I'm Anna: a software developer and hobbyist hardware hacker. I run workshops covering introductory electronics, e-textiles, coding, Arduino programming, CAD & 3D printing, and organise NodeBots meetups in my hometown of Brisbane, Australia. You can find me on Twitter: @AnnaGerber
Big thanks to element14 for selecting me to take part in the Music Tech design challenge - I'm looking forward to the challenge!
What is Hexynth?
Each hexagonal module will have a different function: some of these will be synth modules, for example: different types of oscillator, envelopes or filters, but others will be generic input or output hardware modules to add a physical aspect to turn the music synthesis circuit into an instrument. Examples of generic input modules might include a Light-Dependent-Resistor, pressure sensor or potentiometers that can be used to control gain or any other aspects of the sound, while examples of output modules include RGB outputs to blink lights along with the music, or a speaker.
Why hexagons? Because they look cool! Also because hexagons have more sides than rectangles, allowing multiple inputs and outputs to each module without having to use splitters. The modules snap together so they can be powered by and communicate via the same bus, and so that students don't have to fiddle around with solder or breadboards.
I'm designing a 3D printed hexagonal base plate to be the chassis for each module and looking into using multi-pin pogo pin connectors with small neodymium magnet on the sides of the modules to allow them to be snapped together. This system is similar to charging cables used for mobile devices and the Pebble SmartWatch, and a little bit like the littleBits system, but will not be limited to just 3 pins, to support more sophisticated control of and communication between modules. The BeagleBoneBlack will be mounted on a larger 3D printed "hub" that the hexagonal modules will dock to.
Although the modules will be snapped together and will have some basic analog default functionality, I want each module to be separately addressable (e.g. via i2c) so they can be individually controlled by software. So the interactions between modules will extend beyond which ones are physically snapped together when they are being controlled via a program.
Initially I'll be prototyping the circuits for the modules using perfboard, but I'm looking forward to learning about designing custom PCBs (something I've never been brave enough to attempt before!).
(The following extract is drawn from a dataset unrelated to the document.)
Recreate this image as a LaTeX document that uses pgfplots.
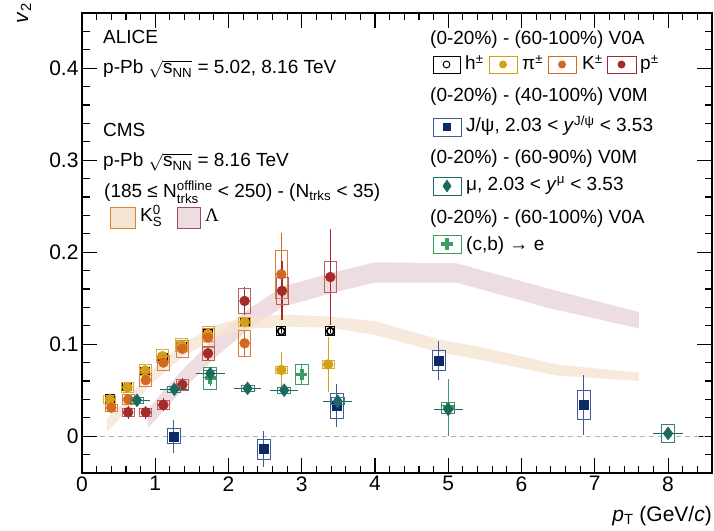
\documentclass[border=0pt]{standalone}
\usepackage{amsmath}
\usepackage{fontspec}
\setmainfont{Liberation Sans}
\newfontfamily\seriffont{Liberation Serif}
\usepackage{pgfplots}
\usepgfplotslibrary{fillbetween}
\pgfplotsset{compat=1.18}
\usepackage{pgfplotstable}

\definecolor{cpi}{HTML}{D4A017}
\definecolor{cK}{HTML}{D2691E}
\definecolor{cp}{HTML}{A52A2A}
\definecolor{cjpsi}{HTML}{0B2A66}
\definecolor{cjpsibox}{HTML}{3F5C99}
\definecolor{cmu}{HTML}{1A6A60}
\definecolor{ce}{HTML}{3A9E62}
\definecolor{cKs}{HTML}{F5E4D2}
\definecolor{cKsline}{HTML}{D9833A}
\definecolor{cLam}{HTML}{EDDCE0}
\definecolor{cLamline}{HTML}{A84A58}

% ALICE h+-
\pgfplotstableread{
x y stat sys
0.38 0.041 0.001 0.004
0.62 0.054 0.001 0.004
0.86 0.071 0.001 0.004
1.10 0.086 0.001 0.004
1.36 0.098 0.001 0.004
1.72 0.112 0.001 0.004
2.22 0.124 0.002 0.004
2.72 0.114 0.002 0.005
3.39 0.114 0.002 0.005
}\hdata
% pi+-
\pgfplotstableread{
x y stat sys
0.38 0.040 0.002 0.004
0.62 0.053 0.002 0.005
0.86 0.0715 0.002 0.006
1.10 0.087 0.003 0.007
1.36 0.099 0.003 0.007
1.72 0.111 0.004 0.008
2.22 0.124 0.005 0.005
2.72 0.072 0.019 0.004
3.36 0.078 0.030 0.004
}\pidata
% K+-
\pgfplotstableread{
x y stat sys
0.40 0.031 0.002 0.004
0.63 0.040 0.003 0.005
0.87 0.061 0.003 0.007
1.11 0.080 0.004 0.008
1.37 0.095 0.005 0.009
1.72 0.107 0.006 0.010
2.22 0.101 0.014 0.014
2.72 0.176 0.045 0.026
}\Kdata
% p+-
\pgfplotstableread{
x y stat sys
0.63 0.026 0.007 0.004
0.87 0.026 0.007 0.004
1.11 0.034 0.007 0.005
1.37 0.056 0.007 0.006
1.72 0.090 0.008 0.008
2.22 0.147 0.015 0.014
2.73 0.158 0.032 0.015
3.39 0.173 0.052 0.017
}\pdata
% J/psi
\pgfplotstableread{
x y stat sys
1.25 0.000 0.018 0.008
2.48 -0.014 0.020 0.011
3.48 0.033 0.0235 0.0135
4.87 0.082 0.021 0.011
6.85 0.034 0.033 0.016
}\jpsidata
% mu
\pgfplotstableread{
x y xerr stat sys
0.75 0.039 0.18 0.004 0.003
1.26 0.051 0.20 0.004 0.003
1.75 0.068 0.20 0.005 0.004
2.26 0.052 0.19 0.003 0.003
2.76 0.050 0.19 0.004 0.003
3.49 0.038 0.20 0.004 0.004
5.00 0.029 0.20 0.004 0.004
8.00 0.003 0.20 0.006 0.010
}\mudata
% (c,b) -> e
\pgfplotstableread{
x y stat sys
1.75 0.063 0.008 0.012
3.00 0.067 0.010 0.011
5.00 0.031 0.031 0.006
}\edata
% CMS K0S band
\pgfplotstableread{
x lo hi
0.34 0.005 0.019
0.63 0.028 0.042
0.93 0.056 0.070
1.38 0.087 0.101
1.84 0.107 0.121
2.29 0.117 0.131
2.84 0.119 0.132
3.39 0.118 0.130
4.00 0.110 0.125
4.89 0.091 0.105
5.50 0.082 0.096
6.48 0.066 0.078
7.60 0.060 0.069
}\ksband
% CMS Lambda band
\pgfplotstableread{
x lo hi
0.90 0.009 0.029
1.11 0.027 0.049
1.38 0.051 0.073
1.84 0.087 0.109
2.29 0.117 0.139
2.75 0.141 0.163
3.48 0.157 0.179
4.00 0.167 0.189
5.11 0.167 0.188
6.34 0.140 0.161
7.60 0.117 0.135
}\lamband

\pgfdeclareplotmark{sysbox}{%
  \pgfmathsetmacro\sysh{\sysv*920}%
  \pgfpathrectanglecorners{\pgfpoint{-\bhw pt}{-\sysh pt}}{\pgfpoint{\bhw pt}{\sysh pt}}%
  \pgfusepathqstroke}

\pgfplotsset{
  sysplot/.style 2 args={only marks, mark=sysbox, line width=0.9pt, color=#1,
    visualization depends on={\thisrow{sys}\as\sysv},
    visualization depends on={#2\as\bhw}, forget plot},
  statplot/.style 2 args={only marks, color=#1, mark=#2, forget plot,
    error bars/y dir=both, error bars/y explicit, error bars/error mark=none,
    error bars/error bar style={line width=1.1pt, color=#1}},
}

\begin{document}
\begin{tikzpicture}
\begin{axis}[name=ax, scale only axis, width=630pt, height=460pt,
  xmin=0, xmax=8.6, ymin=-0.04, ymax=0.46,
  xtick={0,1,...,8}, ytick={0,0.1,0.2,0.3,0.4},
  minor xtick={0,0.2,...,8.6}, minor ytick={-0.04,-0.02,...,0.46},
  tick align=inside, major tick length=15pt, minor tick length=7.5pt,
  axis line style={line width=1.1pt},
  every tick/.style={line width=1.1pt, black},
  ticklabel style={font=\fontsize{21}{25}\selectfont},
  /pgf/number format/assume math mode=true,
  yticklabel style={/pgf/number format/fixed, /pgf/number format/precision=1},
  clip=false,
]
% bands
\addplot[name path=lamlo, draw=none, forget plot] table[x=x,y=lo]{\lamband};
\addplot[name path=lamhi, draw=none, forget plot] table[x=x,y=hi]{\lamband};
\addplot[fill=cLam, draw=none, forget plot] fill between[of=lamlo and lamhi];
\addplot[name path=kslo, draw=none, forget plot] table[x=x,y=lo]{\ksband};
\addplot[name path=kshi, draw=none, forget plot] table[x=x,y=hi]{\ksband};
\addplot[fill=cKs, draw=none, fill opacity=0.8, forget plot] fill between[of=kslo and kshi];
% zero line
\addplot[gray!60, line width=0.9pt, dash pattern=on 5pt off 4pt, forget plot] coordinates {(0.25,0) (8.5,0)};
% h
\addplot[sysplot={black}{4.5}] table[x=x,y=y]{\hdata};
\addplot[statplot={black}{o}, mark size=3.6pt, mark options={line width=1.8pt, fill=white}] table[x=x,y=y,y error=stat]{\hdata};
% pi
\addplot[sysplot={cpi!85}{6}] table[x=x,y=y]{\pidata};
\addplot[statplot={cpi}{*}, mark size=5pt] table[x=x,y=y,y error=stat]{\pidata};
% K
\addplot[sysplot={cK!85}{6}] table[x=x,y=y]{\Kdata};
\addplot[statplot={cK}{*}, mark size=5pt] table[x=x,y=y,y error=stat]{\Kdata};
% p
\addplot[sysplot={cp!75}{6}] table[x=x,y=y]{\pdata};
\addplot[statplot={cp}{*}, mark size=5pt] table[x=x,y=y,y error=stat]{\pdata};
% e
\addplot[sysplot={ce}{6.5}] table[x=x,y=y]{\edata};
\addplot[statplot={ce}{+}, mark size=5.5pt, mark options={line width=3.8pt}] table[x=x,y=y,y error=stat]{\edata};
% J/psi
\addplot[sysplot={cjpsibox}{6.5}] table[x=x,y=y]{\jpsidata};
\addplot[statplot={cjpsibox}{square*}, mark size=4.5pt, mark options={fill=cjpsi, draw=cjpsi}] table[x=x,y=y,y error=stat]{\jpsidata};
% mu
\addplot[sysplot={cmu!85}{6.5}] table[x=x,y=y]{\mudata};
\addplot[only marks, color=cmu, mark=diamond*, mark size=6.5pt, forget plot,
  error bars/.cd, y dir=both, y explicit, x dir=both, x explicit, error mark=none,
  error bar style={line width=1.1pt, color=cmu}]
  table[x=x,y=y,x error=xerr,y error=stat]{\mudata};
\end{axis}

\begin{scope}[shift={(ax.south west)}, x=1pt, y=1pt, every node/.style={inner sep=0pt, anchor=base west, font=\fontsize{19}{23}\selectfont}]
% axis titles
\node[anchor=base east, font=\fontsize{21}{25}\selectfont] at (630,-48.7) {\textit{p}$_{\text{T}}$ (GeV/\textit{c})};
\node[anchor=base east, rotate=90, font=\fontsize{21}{25}\selectfont] at (-54,470) {\textit{v}$_{\text{2}}$};
% left block
\node at (21,429) {ALICE};
\node at (21,399) {p-Pb $\sqrt{\text{s}_{\text{NN}}}$ = 5.02, 8.16 TeV};
\node at (21,336) {CMS};
\node at (21,306) {p-Pb $\sqrt{\text{s}_{\text{NN}}}$ = 8.16 TeV};
\node at (22,276) {(185 ≤ N$^{\text{offline}}_{\text{trks}}$ < 250) - (N$_{\text{trks}}$ < 35)};
\draw[fill=cKs, draw=cKsline, line width=1pt] (28,245) rectangle (53,266);
\node at (58,252) {K$^{\text{0}}_{\text{S}}$};
\draw[fill=cLam, draw=cLamline, line width=1pt] (95,245) rectangle (118,266);
\node at (123,252) {{\seriffont Λ}};
% right block
\node at (348,428) {(0-20\%) - (60-100\%) V0A};
\draw[black, line width=0.9pt] (351,400) rectangle (378,417);
\draw[black, line width=1pt] (364.5,408.5) circle (3.4);
\node at (383,403.7) {h\textsuperscript{±}};
\draw[cpi, line width=0.9pt] (407,400) rectangle (435,417);
\fill[cpi] (421,408.5) circle (4);
\node at (440,403.7) {π\textsuperscript{±}};
\draw[cK, line width=0.9pt] (466,400) rectangle (494,417);
\fill[cK] (480,408.5) circle (4);
\node at (500,403.7) {K\textsuperscript{±}};
\draw[cp, line width=0.9pt] (525,400) rectangle (554,417);
\fill[cp] (539.5,408.5) circle (4);
\node at (558,403.7) {p\textsuperscript{±}};
\node at (348,371.3) {(0-20\%) - (40-100\%) V0M};
\draw[cjpsibox, line width=0.9pt] (351,336.5) rectangle (379,354.5);
\fill[cjpsi] (361,341.5) rectangle (369,349.5);
\node at (384,341.3) {J/ψ, 2.03 < \textit{y}$^{\text{J/ψ}}$ < 3.53};
\node at (348,309.7) {(0-20\%) - (60-90\%) V0M};
\draw[cmu, line width=0.9pt] (351,278) rectangle (379,296);
\fill[cmu] (365,293.5) -- (369.5,287) -- (365,280.5) -- (360.5,287) -- cycle;
\node at (384,283) {μ, 2.03 < \textit{y}$^{\text{μ}}$ < 3.53};
\node at (348,249.7) {(0-20\%) - (60-100\%) V0A};
\draw[ce, line width=0.9pt] (351,220) rectangle (379,238);
\fill[ce] (359,227.2) rectangle (371,230.8);
\fill[ce] (363.2,223) rectangle (366.8,235);
\node at (384,223) {(c,b) → e};
\end{scope}

\pgfresetboundingbox
\path[use as bounding box] ([shift={(-82pt,-57pt)}]ax.south west) rectangle ([shift={(2pt,13pt)}]ax.north east);
\end{tikzpicture}
\end{document}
Each module will incorporate a micro-controller to communicate back and forth to the “hub” (i.e Node.js program running on the BBB). I have a few ATMega328P chips that I'm going to start to use for prototyping the module communication - these might be overkill for this purpose, but I've salvaged the chips from some old Arduino Unos that were fried during NodeBots workshops! I'm drawing inspiration from work that is happening in the NodeBots community on developing i2c backpacks to support specialised sensors and actuators.
I want to make this an open platform that can be extended with many different types of modules, so one challenge will be developing the communication protocol for messages to support all types of capabilities. So while I wait for the kit to arrive, I’m reading up on OSC, OSC Serial, MIDI and Firmata to make sure I build on an existing open solution.
I have no idea if communication with the modules via i2c will be fast-enough for the real-time demands of electronic music making, but I can't wait to try to build it to find out!